The task = Report only the number of lines in this material that include the string "with".

Data section =
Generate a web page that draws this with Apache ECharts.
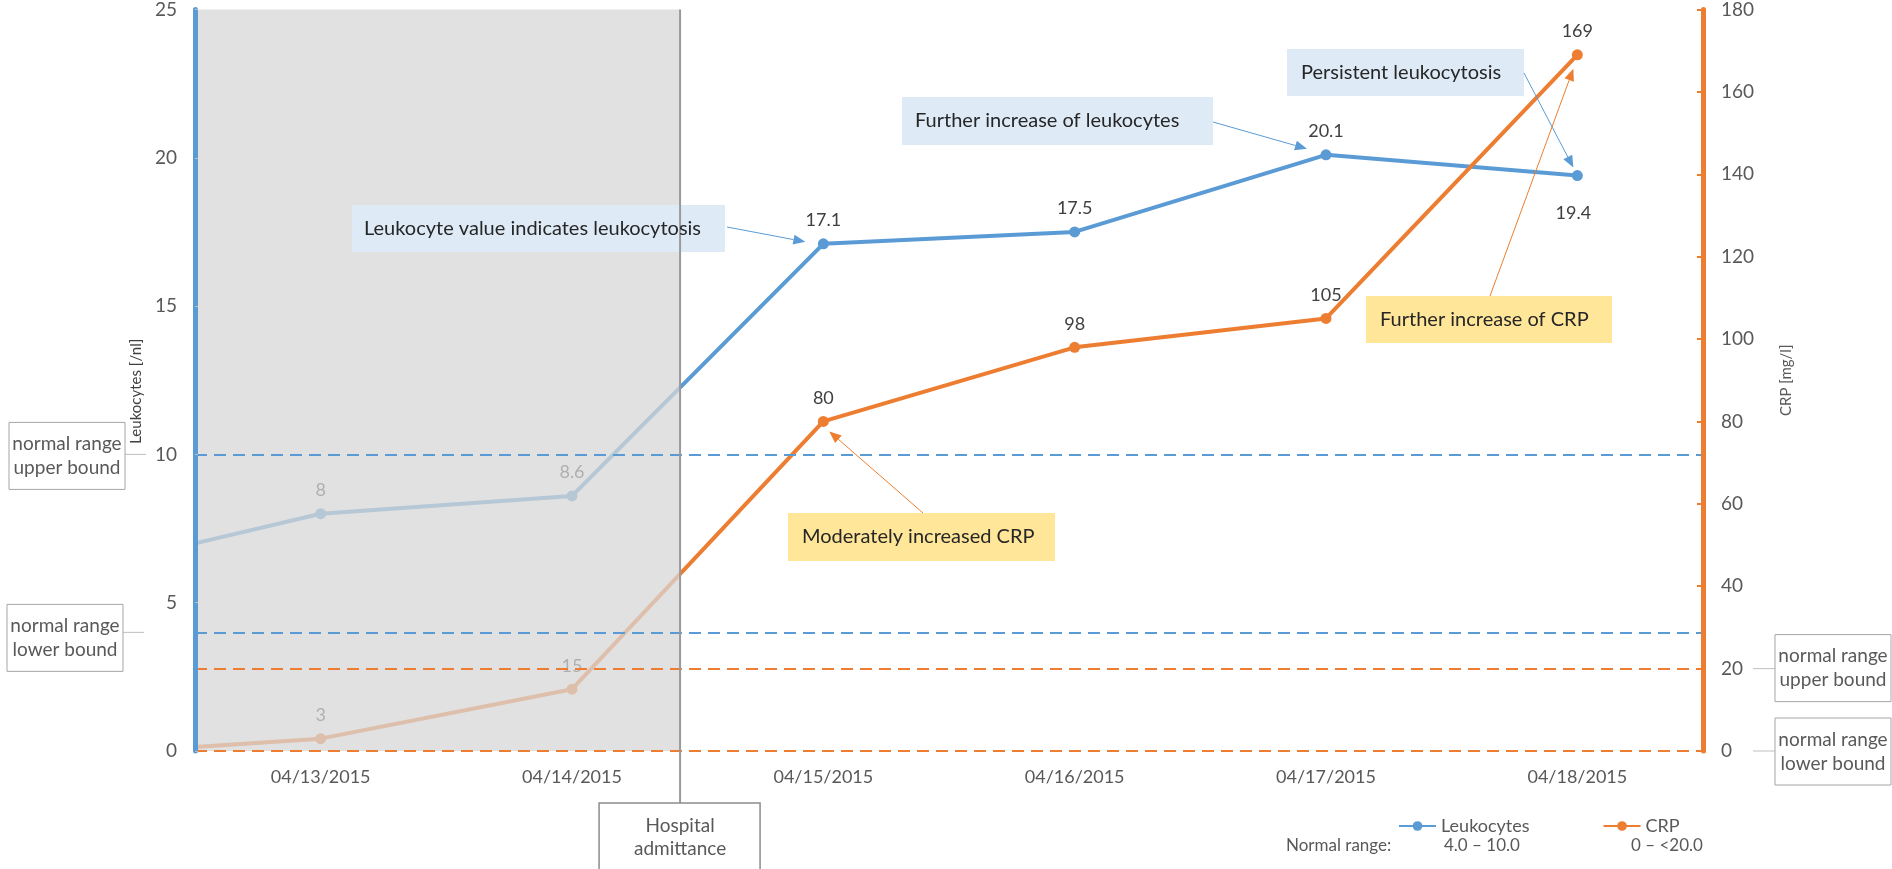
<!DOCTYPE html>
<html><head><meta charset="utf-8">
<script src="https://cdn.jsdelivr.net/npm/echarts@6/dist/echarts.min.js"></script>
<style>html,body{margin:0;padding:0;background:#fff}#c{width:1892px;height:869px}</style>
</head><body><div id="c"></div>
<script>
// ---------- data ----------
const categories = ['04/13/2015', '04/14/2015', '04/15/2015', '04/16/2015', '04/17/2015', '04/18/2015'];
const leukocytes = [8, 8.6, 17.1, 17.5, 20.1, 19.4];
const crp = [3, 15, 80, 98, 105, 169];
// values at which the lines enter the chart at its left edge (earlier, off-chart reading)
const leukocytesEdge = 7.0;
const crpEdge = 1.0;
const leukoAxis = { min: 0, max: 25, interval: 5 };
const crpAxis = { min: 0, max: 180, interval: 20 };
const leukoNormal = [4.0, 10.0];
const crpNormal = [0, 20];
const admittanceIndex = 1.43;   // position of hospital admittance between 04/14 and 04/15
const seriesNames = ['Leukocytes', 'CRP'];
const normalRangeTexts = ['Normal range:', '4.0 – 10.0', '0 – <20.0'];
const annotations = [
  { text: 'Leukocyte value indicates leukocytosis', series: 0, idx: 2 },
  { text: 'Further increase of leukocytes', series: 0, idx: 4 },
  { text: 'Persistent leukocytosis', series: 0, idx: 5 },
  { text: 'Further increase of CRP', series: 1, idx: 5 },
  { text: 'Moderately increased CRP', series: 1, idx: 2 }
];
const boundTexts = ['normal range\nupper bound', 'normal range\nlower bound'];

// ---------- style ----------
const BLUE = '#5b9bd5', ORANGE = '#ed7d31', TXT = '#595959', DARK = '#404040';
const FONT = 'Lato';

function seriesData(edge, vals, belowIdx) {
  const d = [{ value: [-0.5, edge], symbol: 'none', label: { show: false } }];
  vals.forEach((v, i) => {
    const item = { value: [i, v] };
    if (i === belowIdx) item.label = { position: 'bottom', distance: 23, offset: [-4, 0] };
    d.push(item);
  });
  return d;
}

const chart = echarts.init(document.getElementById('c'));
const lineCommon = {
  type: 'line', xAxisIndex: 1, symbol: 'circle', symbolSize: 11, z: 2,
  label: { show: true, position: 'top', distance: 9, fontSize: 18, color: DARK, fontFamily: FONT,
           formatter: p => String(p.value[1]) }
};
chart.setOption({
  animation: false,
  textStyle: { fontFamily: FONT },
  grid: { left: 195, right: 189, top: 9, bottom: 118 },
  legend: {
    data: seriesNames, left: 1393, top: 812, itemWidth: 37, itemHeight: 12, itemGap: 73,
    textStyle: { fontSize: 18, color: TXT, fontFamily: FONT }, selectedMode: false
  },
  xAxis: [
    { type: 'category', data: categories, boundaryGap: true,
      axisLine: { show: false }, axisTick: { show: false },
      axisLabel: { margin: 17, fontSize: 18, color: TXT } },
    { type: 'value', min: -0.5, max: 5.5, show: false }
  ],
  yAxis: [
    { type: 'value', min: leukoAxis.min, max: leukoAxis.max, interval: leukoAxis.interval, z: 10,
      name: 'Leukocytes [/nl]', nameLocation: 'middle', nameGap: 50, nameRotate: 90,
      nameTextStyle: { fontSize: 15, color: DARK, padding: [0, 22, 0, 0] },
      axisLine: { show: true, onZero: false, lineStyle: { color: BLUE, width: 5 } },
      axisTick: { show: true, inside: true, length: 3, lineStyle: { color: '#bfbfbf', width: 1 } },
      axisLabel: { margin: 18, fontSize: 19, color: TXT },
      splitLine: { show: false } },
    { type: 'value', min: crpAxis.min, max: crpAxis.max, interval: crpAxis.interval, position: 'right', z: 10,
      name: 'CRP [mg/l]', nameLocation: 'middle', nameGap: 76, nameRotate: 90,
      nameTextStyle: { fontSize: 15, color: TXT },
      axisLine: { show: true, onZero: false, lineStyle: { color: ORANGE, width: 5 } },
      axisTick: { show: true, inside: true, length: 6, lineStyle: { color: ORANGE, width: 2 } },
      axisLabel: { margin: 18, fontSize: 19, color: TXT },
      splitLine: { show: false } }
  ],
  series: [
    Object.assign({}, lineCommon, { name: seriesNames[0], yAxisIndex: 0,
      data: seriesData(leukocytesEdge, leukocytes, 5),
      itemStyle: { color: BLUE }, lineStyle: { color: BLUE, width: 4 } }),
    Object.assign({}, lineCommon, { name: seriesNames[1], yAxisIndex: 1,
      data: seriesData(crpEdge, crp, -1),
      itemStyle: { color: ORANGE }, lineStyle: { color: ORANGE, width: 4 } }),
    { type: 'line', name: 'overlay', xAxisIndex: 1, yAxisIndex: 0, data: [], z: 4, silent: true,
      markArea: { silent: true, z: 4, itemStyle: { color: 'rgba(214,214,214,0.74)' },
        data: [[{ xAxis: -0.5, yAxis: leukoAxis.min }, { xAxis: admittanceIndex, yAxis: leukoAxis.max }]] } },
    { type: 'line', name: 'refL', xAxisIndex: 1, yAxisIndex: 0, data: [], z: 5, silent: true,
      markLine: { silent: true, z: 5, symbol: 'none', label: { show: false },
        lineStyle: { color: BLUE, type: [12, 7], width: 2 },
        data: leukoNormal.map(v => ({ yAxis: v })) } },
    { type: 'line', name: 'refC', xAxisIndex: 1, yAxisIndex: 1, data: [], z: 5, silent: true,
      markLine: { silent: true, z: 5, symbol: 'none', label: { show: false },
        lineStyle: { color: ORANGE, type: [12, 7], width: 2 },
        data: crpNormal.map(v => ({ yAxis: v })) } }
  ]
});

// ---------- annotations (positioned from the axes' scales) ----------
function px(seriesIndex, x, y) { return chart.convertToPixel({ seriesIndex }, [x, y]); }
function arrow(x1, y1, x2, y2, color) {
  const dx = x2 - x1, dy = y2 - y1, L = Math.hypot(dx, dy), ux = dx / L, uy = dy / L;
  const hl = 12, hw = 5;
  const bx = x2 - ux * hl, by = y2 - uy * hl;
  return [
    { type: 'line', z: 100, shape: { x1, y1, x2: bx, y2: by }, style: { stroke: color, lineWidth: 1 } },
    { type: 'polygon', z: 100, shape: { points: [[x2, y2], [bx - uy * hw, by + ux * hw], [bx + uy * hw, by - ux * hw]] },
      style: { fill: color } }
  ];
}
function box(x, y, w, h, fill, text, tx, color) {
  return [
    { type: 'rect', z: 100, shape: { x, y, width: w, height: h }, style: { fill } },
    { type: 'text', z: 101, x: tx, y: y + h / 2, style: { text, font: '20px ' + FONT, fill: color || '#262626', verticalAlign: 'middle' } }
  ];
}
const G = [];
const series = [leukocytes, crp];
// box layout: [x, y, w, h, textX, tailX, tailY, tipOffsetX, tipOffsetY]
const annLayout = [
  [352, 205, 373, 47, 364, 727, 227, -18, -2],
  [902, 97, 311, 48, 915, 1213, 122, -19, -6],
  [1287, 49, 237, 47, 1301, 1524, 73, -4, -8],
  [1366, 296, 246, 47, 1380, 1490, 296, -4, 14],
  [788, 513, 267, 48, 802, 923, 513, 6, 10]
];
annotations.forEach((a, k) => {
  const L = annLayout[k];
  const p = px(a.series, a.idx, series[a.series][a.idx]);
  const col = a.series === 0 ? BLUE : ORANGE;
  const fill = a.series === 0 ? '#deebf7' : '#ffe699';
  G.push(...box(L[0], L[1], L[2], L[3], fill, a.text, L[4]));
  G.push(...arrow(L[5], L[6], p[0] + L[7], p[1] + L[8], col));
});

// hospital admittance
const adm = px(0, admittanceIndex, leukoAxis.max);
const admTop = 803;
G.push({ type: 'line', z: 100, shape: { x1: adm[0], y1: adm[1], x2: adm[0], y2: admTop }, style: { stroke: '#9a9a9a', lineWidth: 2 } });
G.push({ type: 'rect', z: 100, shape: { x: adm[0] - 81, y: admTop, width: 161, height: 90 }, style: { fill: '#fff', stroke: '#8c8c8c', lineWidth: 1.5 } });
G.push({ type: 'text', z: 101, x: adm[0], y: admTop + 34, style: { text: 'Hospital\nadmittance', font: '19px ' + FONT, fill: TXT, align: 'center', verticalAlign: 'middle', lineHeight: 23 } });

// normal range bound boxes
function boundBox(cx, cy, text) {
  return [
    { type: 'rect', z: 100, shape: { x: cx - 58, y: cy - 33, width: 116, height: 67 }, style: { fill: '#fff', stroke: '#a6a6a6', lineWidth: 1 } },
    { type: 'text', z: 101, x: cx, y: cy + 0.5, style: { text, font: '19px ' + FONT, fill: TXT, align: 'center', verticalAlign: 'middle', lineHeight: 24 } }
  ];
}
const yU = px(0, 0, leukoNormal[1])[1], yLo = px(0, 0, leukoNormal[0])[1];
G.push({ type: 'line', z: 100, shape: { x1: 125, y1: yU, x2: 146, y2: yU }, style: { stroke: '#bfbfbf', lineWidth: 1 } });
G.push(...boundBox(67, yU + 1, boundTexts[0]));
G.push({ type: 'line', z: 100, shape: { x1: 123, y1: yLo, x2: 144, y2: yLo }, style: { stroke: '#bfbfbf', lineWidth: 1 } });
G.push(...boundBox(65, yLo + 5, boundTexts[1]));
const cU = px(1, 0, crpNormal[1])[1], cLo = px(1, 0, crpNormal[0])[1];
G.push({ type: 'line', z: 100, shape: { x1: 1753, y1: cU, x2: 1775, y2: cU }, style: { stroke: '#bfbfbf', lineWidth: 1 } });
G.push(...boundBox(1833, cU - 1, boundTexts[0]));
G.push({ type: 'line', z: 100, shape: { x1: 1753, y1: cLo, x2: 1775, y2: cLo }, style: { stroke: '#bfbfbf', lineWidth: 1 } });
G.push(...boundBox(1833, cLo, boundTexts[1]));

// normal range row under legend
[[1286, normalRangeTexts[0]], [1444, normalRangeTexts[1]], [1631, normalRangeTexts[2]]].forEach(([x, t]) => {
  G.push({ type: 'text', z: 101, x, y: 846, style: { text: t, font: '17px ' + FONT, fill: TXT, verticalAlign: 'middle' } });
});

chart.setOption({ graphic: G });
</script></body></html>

* * *

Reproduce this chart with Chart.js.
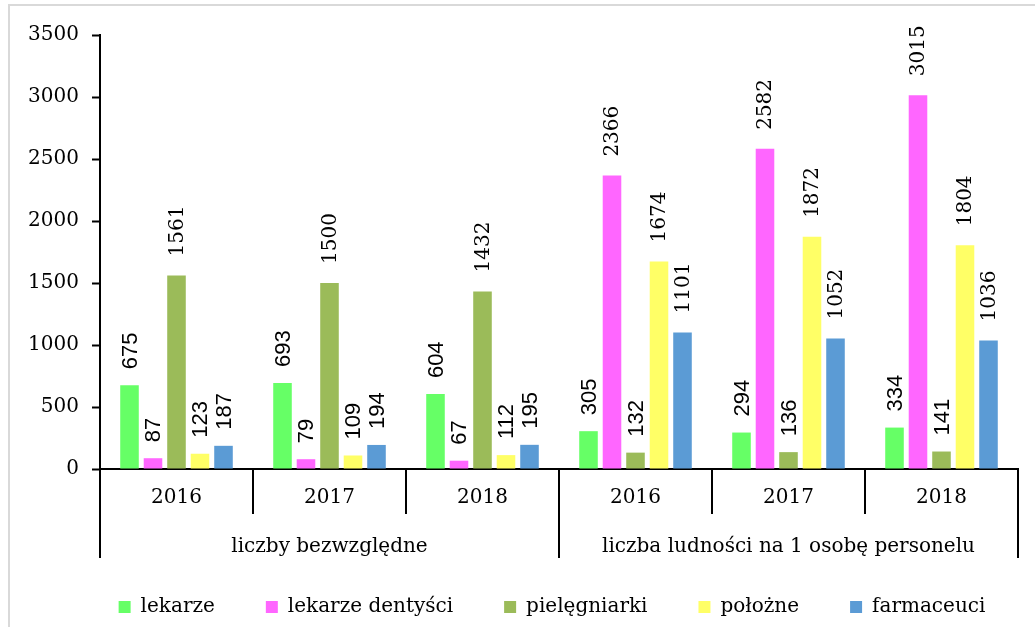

--

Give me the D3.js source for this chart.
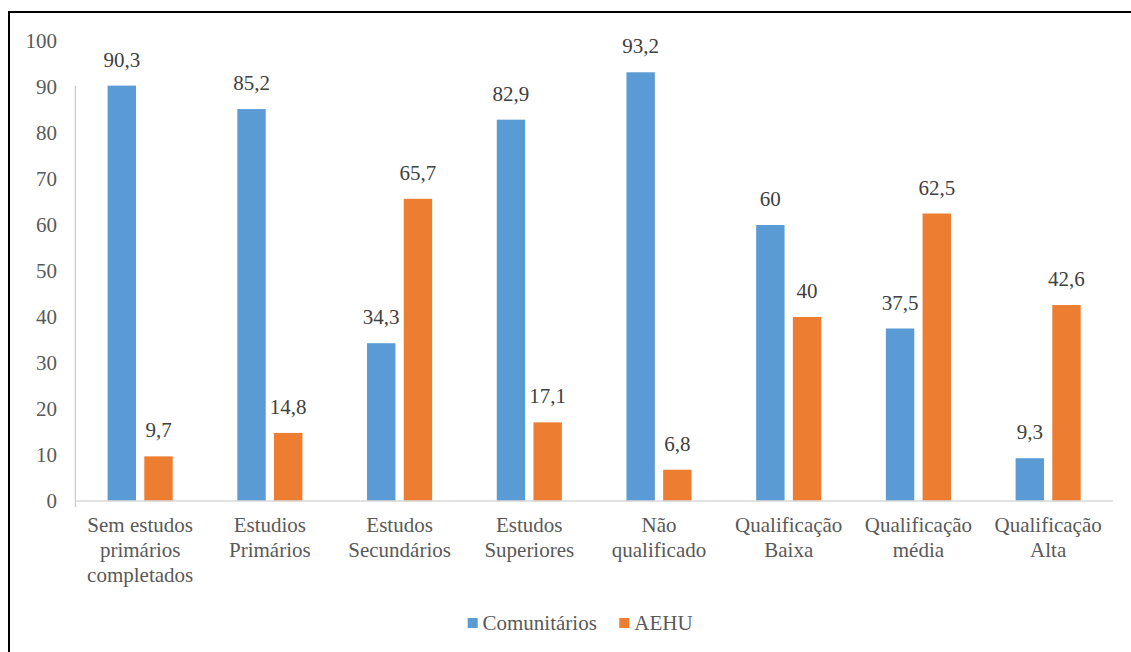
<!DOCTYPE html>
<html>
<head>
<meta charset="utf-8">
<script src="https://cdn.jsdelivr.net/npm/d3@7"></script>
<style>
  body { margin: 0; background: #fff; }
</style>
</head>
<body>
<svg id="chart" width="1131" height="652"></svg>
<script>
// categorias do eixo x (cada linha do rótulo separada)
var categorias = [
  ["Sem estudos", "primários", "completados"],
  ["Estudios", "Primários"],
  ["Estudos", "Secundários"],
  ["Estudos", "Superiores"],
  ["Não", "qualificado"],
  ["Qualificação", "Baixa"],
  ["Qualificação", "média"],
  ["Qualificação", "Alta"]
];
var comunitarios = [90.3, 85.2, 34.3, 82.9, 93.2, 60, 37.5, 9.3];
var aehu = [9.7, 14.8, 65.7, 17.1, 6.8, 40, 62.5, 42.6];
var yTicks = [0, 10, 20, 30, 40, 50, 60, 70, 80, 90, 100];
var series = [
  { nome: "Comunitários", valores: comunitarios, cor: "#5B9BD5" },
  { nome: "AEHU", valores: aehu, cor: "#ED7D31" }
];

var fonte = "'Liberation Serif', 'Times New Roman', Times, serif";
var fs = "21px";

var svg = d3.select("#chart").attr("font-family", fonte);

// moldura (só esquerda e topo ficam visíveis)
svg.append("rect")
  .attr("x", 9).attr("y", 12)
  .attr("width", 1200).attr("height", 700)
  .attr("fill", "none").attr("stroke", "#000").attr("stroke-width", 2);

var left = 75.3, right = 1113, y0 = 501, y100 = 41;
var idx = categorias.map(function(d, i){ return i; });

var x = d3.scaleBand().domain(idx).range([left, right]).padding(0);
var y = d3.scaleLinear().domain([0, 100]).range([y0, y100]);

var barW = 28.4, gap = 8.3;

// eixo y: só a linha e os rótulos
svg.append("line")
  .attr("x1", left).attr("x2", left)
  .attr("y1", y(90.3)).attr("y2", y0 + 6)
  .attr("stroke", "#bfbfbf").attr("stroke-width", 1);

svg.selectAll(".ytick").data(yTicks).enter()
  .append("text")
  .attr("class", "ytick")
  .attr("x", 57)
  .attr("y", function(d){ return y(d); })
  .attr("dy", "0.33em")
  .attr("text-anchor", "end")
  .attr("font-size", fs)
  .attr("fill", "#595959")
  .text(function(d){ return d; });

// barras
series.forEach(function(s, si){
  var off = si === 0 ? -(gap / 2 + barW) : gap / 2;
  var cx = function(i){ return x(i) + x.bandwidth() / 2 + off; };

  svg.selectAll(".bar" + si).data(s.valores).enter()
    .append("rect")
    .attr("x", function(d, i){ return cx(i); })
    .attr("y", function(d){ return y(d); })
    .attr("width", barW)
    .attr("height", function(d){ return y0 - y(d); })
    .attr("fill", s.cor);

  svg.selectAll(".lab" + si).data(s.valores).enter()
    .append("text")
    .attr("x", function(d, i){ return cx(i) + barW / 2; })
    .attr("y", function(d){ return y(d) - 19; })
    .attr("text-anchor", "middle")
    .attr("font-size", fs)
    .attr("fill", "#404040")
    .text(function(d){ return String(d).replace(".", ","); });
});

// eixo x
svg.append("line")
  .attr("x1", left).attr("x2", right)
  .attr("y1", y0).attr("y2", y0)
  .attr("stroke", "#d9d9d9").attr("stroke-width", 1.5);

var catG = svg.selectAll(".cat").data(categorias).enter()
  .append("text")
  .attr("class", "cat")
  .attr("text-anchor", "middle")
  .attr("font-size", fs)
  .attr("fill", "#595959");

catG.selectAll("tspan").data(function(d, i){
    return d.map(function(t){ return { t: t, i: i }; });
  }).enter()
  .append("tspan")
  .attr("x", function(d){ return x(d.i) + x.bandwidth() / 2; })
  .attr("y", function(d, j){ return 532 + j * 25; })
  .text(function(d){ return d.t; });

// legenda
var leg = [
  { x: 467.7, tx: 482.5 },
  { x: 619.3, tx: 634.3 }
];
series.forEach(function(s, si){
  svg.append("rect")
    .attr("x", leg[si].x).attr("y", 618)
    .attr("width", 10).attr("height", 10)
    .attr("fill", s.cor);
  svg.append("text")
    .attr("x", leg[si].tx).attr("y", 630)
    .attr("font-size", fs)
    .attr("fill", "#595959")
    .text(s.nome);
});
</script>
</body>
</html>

Written reply = 2